The site, which is free to both sellers and buyers, requires a colorado.edu email address to sign up. Students post an asking price and other details about their textbooks, much like amazon.com or Craig’s List, but the creators are not profiting from the transactions, sending the benefits directly to the sellers and buyers.

“It’s so much more convenient for students,” said Kowalchuk, an aerospace engineering senior. “There’s really no downside to posting on the site.”

This month will be the first transition time for the site, the time of the year when students are looking to buy or sell books as the semesters change. There are currently 120 students with textbooks posted on the site, but the founders said they’re hoping that number will drastically increase as finals approach and more students begin looking to sell back their books.

CU sophomore Jorge Casas posted three books for sale on stusbooks.org after seeing a flier on campus advertising the site. He said the convenience of the site is appealing and he’s hoping for a good price on his books. Casas said he’s also looking for books he needs for the spring semester.

“I decided to use the site because I know how annoying shipping costs can be,” he said. “The transactions and delivery can all occur at your convenience.”

So far Casas hasn’t had any luck buying or selling, but he’s hoping he’ll see a better response as word spreads about the site.

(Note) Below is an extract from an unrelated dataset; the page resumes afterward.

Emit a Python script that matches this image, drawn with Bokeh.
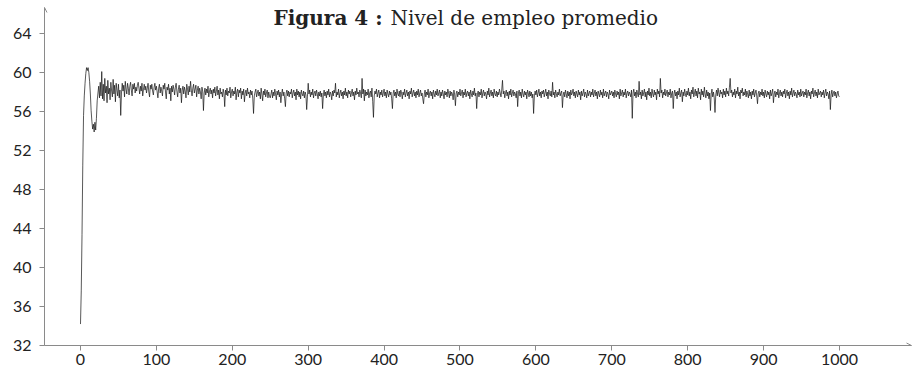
from bokeh.plotting import figure
from bokeh.models import Range1d, FixedTicker, Label, Arrow, OpenHead
from bokeh.embed import file_html
from bokeh.resources import INLINE

# ---- data, one value per period 0..1000 ----
empleo = [
    34.2, 37.6, 43.4, 50.5, 55.6, 57.6, 58.9, 59.9, 60.5, 60.2, 60.5, 60.0, 59.1, 57.8, 56.1, 55.0, 54.2, 54.7, 53.9, 54.9, 54.1, 55.3, 57.1, 57.9, 58.6,
    57.4, 59.0, 57.6, 60.1, 57.3, 58.8, 57.1, 59.4, 57.9, 58.6, 56.9, 59.2, 57.8, 58.4, 57.2, 59.0, 58.1, 57.5, 59.3, 57.8, 58.7, 57.0, 58.9, 58.2, 57.6,
    58.8, 57.4, 58.2, 55.6, 57.9, 58.9, 58.1, 58.7, 57.5, 59.1, 58.3, 57.8, 58.9, 58.4, 57.7, 58.6, 59.0, 58.2, 57.6, 58.8, 58.3, 58.9, 57.9, 58.5, 58.1,
    58.7, 59.0, 58.4, 57.8, 58.6, 58.1, 58.9, 57.6, 58.3, 58.8, 58.2, 58.6, 57.9, 58.4, 58.9, 58.0, 57.5, 58.7, 58.3, 58.8, 58.1, 57.7, 58.5, 58.9, 58.2,
    58.6, 58.0, 57.4, 58.4, 58.8, 57.9, 58.5, 58.1, 57.6, 58.7, 58.3, 58.9, 58.0, 57.3, 58.5, 58.2, 58.8, 57.8, 58.4, 57.1, 58.6, 58.0, 58.7, 58.3, 57.7,
    58.5, 58.9, 58.1, 57.5, 58.3, 58.7, 57.9, 58.4, 56.9, 58.2, 58.6, 57.8, 58.5, 58.1, 57.4, 58.8, 58.3, 57.7, 58.6, 58.0, 59.1, 58.2, 57.6, 58.4, 58.8,
    57.9, 58.3, 58.7, 57.5, 58.2, 58.6, 57.8, 58.4, 58.0, 57.3, 58.5, 58.1, 56.1, 57.9, 58.4, 57.7, 58.3, 57.9, 58.6, 57.5, 58.1, 58.4, 57.8, 58.2, 57.4,
    58.3, 57.9, 58.5, 57.6, 58.1, 58.6, 57.7, 58.2, 57.3, 58.4, 57.8, 58.0, 57.5, 58.3, 57.9, 56.5, 58.2, 57.7, 58.4, 57.6, 58.1, 57.9, 58.5, 57.4, 58.0,
    58.3, 57.6, 58.1, 57.8, 58.5, 57.2, 58.0, 58.3, 57.5, 58.2, 57.9, 58.4, 57.3, 58.1, 57.7, 58.3, 57.0, 57.9, 58.2, 57.6, 58.4, 57.8, 58.0, 57.4, 58.2,
    57.7, 58.1, 57.3, 55.8, 57.6, 58.0, 58.3, 57.5, 57.9, 58.2, 57.6, 58.0, 57.3, 58.4, 57.8, 57.1, 58.1, 57.7, 58.3, 57.5, 57.9, 58.2, 57.4, 58.0, 57.6,
    57.4, 57.8, 58.2, 57.4, 58.0, 57.6, 58.3, 57.8, 57.2, 58.1, 57.7, 58.2, 57.5, 58.0, 56.9, 57.8, 58.3, 57.6, 58.0, 57.3, 56.5, 57.9, 58.2, 57.6, 58.1,
    57.5, 58.0, 57.8, 58.3, 57.4, 57.9, 58.2, 57.6, 58.0, 57.2, 58.3, 57.7, 58.1, 57.5, 58.0, 57.3, 58.2, 57.8, 57.6, 58.1, 57.4, 58.0, 57.7, 56.2, 57.5,
    58.9, 57.8, 58.2, 57.5, 58.0, 57.7, 58.3, 57.4, 57.9, 58.1, 57.6, 58.2, 57.8, 57.3, 58.0, 57.6, 58.1, 57.5, 57.9, 56.3, 57.7, 58.2, 57.6, 58.0, 57.4,
    58.1, 57.7, 58.3, 57.5, 58.0, 57.8, 57.2, 58.1, 57.6, 58.2, 57.9, 58.9, 57.5, 58.0, 57.7, 58.3, 57.4, 57.9, 58.2, 57.6, 58.0, 57.3, 58.1, 57.7, 58.4,
    57.6, 58.0, 57.4, 58.2, 57.8, 58.1, 57.5, 57.9, 58.3, 57.6, 58.0, 57.2, 58.1, 57.7, 58.4, 57.8, 58.0, 57.5, 58.2, 57.9, 57.4, 59.4, 57.8, 58.3, 57.1,
    58.2, 57.6, 58.0, 57.7, 58.3, 57.4, 57.9, 58.1, 57.5, 58.4, 57.0, 55.4, 57.6, 58.1, 57.8, 58.3, 57.5, 57.9, 58.2, 57.4, 58.0, 57.7, 58.2, 57.5, 57.9,
    58.3, 57.6, 58.0, 57.4, 58.2, 57.8, 57.5, 58.1, 57.7, 58.0, 57.3, 56.3, 57.9, 58.2, 57.6, 58.0, 57.4, 58.3, 57.8, 57.6, 58.1, 57.5, 58.2, 57.9, 57.3,
    58.0, 57.7, 58.3, 57.5, 57.9, 58.2, 57.6, 58.0, 57.3, 58.1, 57.8, 58.4, 57.5, 57.9, 58.2, 57.6, 58.0, 57.4, 58.1, 57.7, 58.3, 57.5, 57.9, 58.2, 57.6,
    57.9, 57.3, 56.8, 57.8, 58.2, 57.5, 58.0, 57.7, 58.3, 57.4, 57.9, 58.1, 57.6, 58.0, 57.3, 58.2, 57.8, 57.5, 58.1, 57.7, 58.3, 57.6, 57.9, 58.2, 57.4,
    58.0, 57.6, 58.2, 57.8, 57.3, 58.1, 57.7, 58.0, 57.5, 58.3, 57.9, 57.4, 58.1, 57.6, 58.0, 57.8, 57.2, 58.2, 57.7, 56.6, 57.9, 58.1, 57.5, 58.0, 57.7,
    58.3, 57.6, 57.9, 58.2, 57.4, 58.0, 57.7, 58.3, 57.5, 57.9, 58.1, 57.6, 58.0, 57.3, 58.2, 57.8, 57.5, 58.1, 57.7, 58.4, 57.6, 57.9, 56.3, 57.8, 58.1,
    57.5, 58.0, 57.7, 58.3, 57.4, 57.9, 58.2, 57.6, 58.0, 57.8, 57.3, 58.1, 57.7, 58.4, 57.5, 57.9, 58.2, 57.6, 58.0, 57.4, 58.3, 57.8, 57.6, 58.1, 57.5,
    58.0, 57.7, 58.3, 57.9, 57.5, 58.2, 59.2, 57.8, 58.1, 57.4, 57.9, 58.2, 57.6, 58.0, 57.3, 58.1, 57.7, 58.3, 57.5, 57.9, 58.2, 57.6, 58.0, 57.8, 57.4,
    58.1, 56.5, 57.9, 58.2, 57.6, 58.0, 57.4, 58.3, 57.8, 57.5, 58.1, 57.7, 58.0, 57.3, 58.2, 57.9, 57.5, 58.1, 57.6, 58.0, 57.4, 57.8, 55.8, 57.6, 58.1,
    57.7, 58.2, 57.5, 57.9, 58.3, 57.6, 58.0, 57.4, 58.1, 57.8, 58.2, 57.5, 57.9, 58.3, 57.6, 58.0, 57.3, 58.2, 57.8, 57.6, 58.1, 57.5, 59.0, 57.7, 58.0,
    57.4, 58.2, 57.8, 57.5, 58.0, 57.7, 58.3, 57.6, 57.9, 58.1, 56.4, 57.7, 58.0, 57.5, 58.2, 57.8, 57.4, 58.1, 57.6, 58.0, 57.3, 58.2, 57.7, 57.9, 58.3,
    57.6, 58.0, 57.4, 58.1, 57.8, 57.5, 58.2, 57.7, 58.0, 57.2, 58.1, 57.6, 57.9, 58.3, 57.5, 58.0, 57.8, 57.4, 58.2, 57.6, 57.9, 58.1, 57.5, 58.0, 57.7,
    58.3, 57.5, 57.9, 58.2, 57.6, 58.0, 57.3, 58.1, 57.8, 57.5, 58.2, 57.7, 58.0, 57.4, 58.3, 57.6, 57.9, 58.1, 57.5, 58.0, 57.8, 57.3, 58.2, 57.7, 57.9,
    58.1, 57.6, 58.0, 57.4, 58.2, 57.8, 57.5, 58.1, 57.7, 58.0, 57.3, 58.3, 57.6, 57.9, 58.2, 57.5, 58.0, 57.7, 58.3, 57.4, 57.9, 58.1, 57.6, 58.0, 57.8,
    57.5, 58.2, 55.3, 57.9, 58.3, 57.6, 58.0, 57.4, 58.2, 57.8, 57.5, 59.1, 57.7, 58.0, 57.3, 58.2, 57.6, 57.9, 58.3, 57.5, 58.0, 57.2, 58.1, 57.7, 58.4,
    57.6, 58.0, 57.4, 58.3, 57.8, 57.5, 58.2, 57.7, 58.0, 57.2, 58.3, 57.8, 58.1, 57.5, 59.4, 57.9, 58.2, 57.4, 58.0, 57.7, 58.3, 57.6, 57.9, 58.2, 57.5,
    58.0, 57.7, 58.3, 57.4, 57.9, 58.1, 56.3, 57.8, 58.2, 57.6, 58.0, 57.3, 58.1, 57.7, 58.4, 57.5, 57.9, 58.2, 57.0, 58.0, 57.6, 58.3, 57.8, 57.5, 58.1,
    57.7, 58.4, 57.6, 58.0, 57.3, 58.2, 57.8, 58.5, 57.5, 57.9, 58.3, 57.6, 58.1, 57.4, 58.4, 57.8, 58.0, 57.2, 58.3, 57.7, 58.1, 57.5, 58.5, 57.8, 57.4,
    58.2, 57.6, 58.0, 57.3, 57.9, 56.1, 57.8, 58.3, 57.5, 58.0, 57.4, 55.9, 57.7, 58.2, 57.6, 58.4, 57.9, 57.5, 58.2, 57.8, 58.0, 57.4, 58.3, 57.7, 58.1,
    57.5, 58.4, 57.8, 58.1, 57.6, 58.5, 59.4, 57.9, 58.2, 57.5, 58.0, 57.7, 58.3, 57.4, 58.1, 57.8, 58.5, 57.6, 58.0, 57.3, 58.2, 57.9, 58.4, 57.6, 58.0,
    57.7, 58.3, 57.5, 58.1, 57.8, 57.4, 58.2, 57.6, 58.0, 57.3, 58.1, 57.7, 58.3, 57.5, 57.9, 58.2, 57.6, 56.8, 57.9, 58.1, 57.5, 58.0, 57.7, 58.3, 57.6,
    58.0, 57.4, 58.2, 57.8, 57.5, 58.1, 57.7, 58.0, 57.3, 58.2, 57.6, 57.9, 58.3, 56.9, 57.8, 58.1, 57.5, 58.0, 57.7, 58.3, 57.4, 57.9, 58.2, 57.6, 58.0,
    57.5, 58.1, 57.8, 58.3, 57.4, 57.9, 58.2, 57.6, 58.0, 57.3, 58.1, 57.7, 58.4, 57.5, 57.9, 58.2, 57.6, 58.0, 57.8, 57.4, 58.2, 57.7, 58.0, 57.5, 58.3,
    57.6, 57.9, 58.1, 57.5, 58.0, 57.7, 58.3, 57.4, 57.9, 58.2, 57.6, 58.0, 57.3, 58.1, 57.8, 58.4, 57.5, 57.9, 58.2, 57.6, 58.0, 57.4, 58.3, 57.7, 57.9,
    58.1, 57.5, 58.0, 57.7, 58.2, 57.4, 57.9, 58.3, 57.6, 58.0, 57.8, 57.3, 58.1, 56.2, 57.7, 58.2, 57.5, 57.9, 58.1, 57.6, 58.0, 57.4, 57.8, 58.1, 57.6,
    57.5,
]
periodo = list(range(len(empleo)))
x_ticks = [0, 100, 200, 300, 400, 500, 600, 700, 800, 900, 1000]
y_ticks = [32, 36, 40, 44, 48, 52, 56, 60, 64]
titulo_negrita = "Figura 4 :"
titulo_resto = "Nivel de empleo promedio"

AXIS_GRAY = "#8a8a8a"
X0, X1 = -47.43, 1094.9
Y0, Y1 = 32, 66.67

p = figure(width=912, height=373, output_backend="svg", toolbar_location=None,
           x_range=Range1d(X0, X1), y_range=Range1d(Y0, Y1),
           min_border_left=44, min_border_right=1, min_border_top=7, min_border_bottom=28)
p.outline_line_color = None
p.xgrid.visible = False
p.ygrid.visible = False
p.background_fill_color = "white"

p.line(periodo, empleo, line_color="#111111", line_width=0.7)

p.xaxis.ticker = FixedTicker(ticks=x_ticks)
p.yaxis.ticker = FixedTicker(ticks=y_ticks)
for ax in (p.xaxis[0], p.yaxis[0]):
    ax.axis_line_color = AXIS_GRAY
    ax.axis_line_width = 1
    ax.major_tick_line_color = AXIS_GRAY
    ax.major_tick_in = 0
    ax.major_tick_out = 5
    ax.minor_tick_line_color = None
    ax.major_label_text_font = "Lato"
    ax.major_label_text_font_size = "16px"
    ax.major_label_text_color = "#222222"
p.xaxis.major_label_standoff = 3
p.yaxis.major_label_standoff = 8

# axis arrowheads
p.add_layout(Arrow(end=OpenHead(size=5, line_color=AXIS_GRAY, line_width=1),
                   x_start=X0, y_start=Y0, x_end=X0, y_end=Y1,
                   line_color=AXIS_GRAY, line_width=1))
p.add_layout(Arrow(end=OpenHead(size=5, line_color=AXIS_GRAY, line_width=1),
                   x_start=X0, y_start=Y0, x_end=X1, y_end=Y0,
                   line_color=AXIS_GRAY, line_width=1))

# title (two parts: bold + regular)
p.add_layout(Label(x=398, y=65.64, text=titulo_negrita, text_align="right", text_baseline="alphabetic",
                   text_font="DejaVu Serif", text_font_style="bold", text_font_size="20px",
                   text_color="#222222"))
p.add_layout(Label(x=408.5, y=65.64, text=titulo_resto, text_align="left", text_baseline="alphabetic",
                   text_font="DejaVu Serif", text_font_size="20px", text_color="#222222"))

open("out.html", "w").write(file_html(p, INLINE))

Benning, a mechanical engineering senior, said the site also provides the potential for users to connect with other students who have taken the same class for advice or recommendations.

“If you’re buying a book from someone who took the class, you can ask questions about the class or the professor,” he said. “They might even have some old notes or tests that they might be willing to give you.”

Benning said he has been buying his engineering books from the same student every year. His supplier has always been one year ahead of him at CU, so he gets textbooks, notes and general advice on classes.

The creators said there’s not much in it for them other than the satisfaction of helping students beat the bookstore. But they would like to see the site grow and expand to other colleges in the future.

Otherwise, it’s a good resume builder for these soon-to-be graduates.